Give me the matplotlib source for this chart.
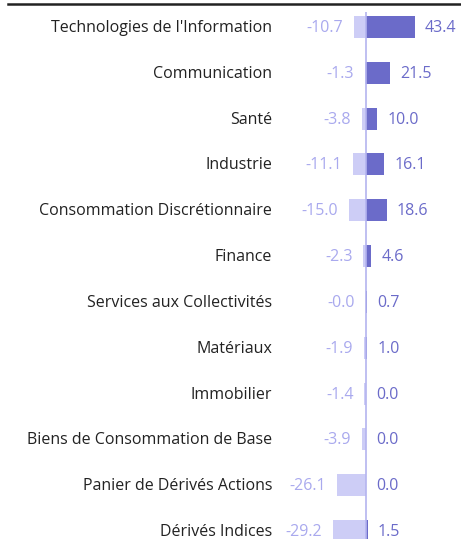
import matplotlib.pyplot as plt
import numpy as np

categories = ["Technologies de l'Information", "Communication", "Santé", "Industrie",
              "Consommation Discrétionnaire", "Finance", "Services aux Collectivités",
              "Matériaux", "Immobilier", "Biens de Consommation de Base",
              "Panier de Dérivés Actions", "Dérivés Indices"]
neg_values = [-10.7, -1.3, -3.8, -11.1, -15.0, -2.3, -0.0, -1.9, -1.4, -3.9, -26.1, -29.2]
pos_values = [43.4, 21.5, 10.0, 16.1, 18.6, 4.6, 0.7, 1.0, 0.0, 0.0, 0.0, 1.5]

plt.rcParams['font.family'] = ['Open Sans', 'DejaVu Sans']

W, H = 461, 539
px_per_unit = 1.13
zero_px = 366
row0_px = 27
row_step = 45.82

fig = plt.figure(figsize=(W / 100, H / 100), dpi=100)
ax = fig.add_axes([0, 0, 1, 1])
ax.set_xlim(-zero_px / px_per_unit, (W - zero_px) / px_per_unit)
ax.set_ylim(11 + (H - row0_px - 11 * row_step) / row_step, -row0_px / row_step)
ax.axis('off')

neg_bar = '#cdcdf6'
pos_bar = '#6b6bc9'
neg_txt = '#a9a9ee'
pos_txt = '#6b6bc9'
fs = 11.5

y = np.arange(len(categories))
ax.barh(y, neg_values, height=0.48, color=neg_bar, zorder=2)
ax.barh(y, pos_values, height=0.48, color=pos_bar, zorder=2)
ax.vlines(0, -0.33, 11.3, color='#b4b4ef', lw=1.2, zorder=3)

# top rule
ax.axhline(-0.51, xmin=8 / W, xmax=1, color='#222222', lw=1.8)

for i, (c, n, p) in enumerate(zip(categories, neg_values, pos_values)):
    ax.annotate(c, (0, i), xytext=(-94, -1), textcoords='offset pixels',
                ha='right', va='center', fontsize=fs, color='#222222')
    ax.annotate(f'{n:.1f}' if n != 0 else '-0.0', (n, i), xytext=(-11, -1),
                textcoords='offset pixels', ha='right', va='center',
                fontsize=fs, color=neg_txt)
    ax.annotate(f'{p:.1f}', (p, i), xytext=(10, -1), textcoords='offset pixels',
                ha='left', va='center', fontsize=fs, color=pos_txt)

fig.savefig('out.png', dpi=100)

* What you should do:
Omit the pictures, then repeat exactly each line from the beginning of the listing through the line with "import numpy as np".

* The output:
Give me the matplotlib source for this chart.
import matplotlib.pyplot as plt
import numpy as np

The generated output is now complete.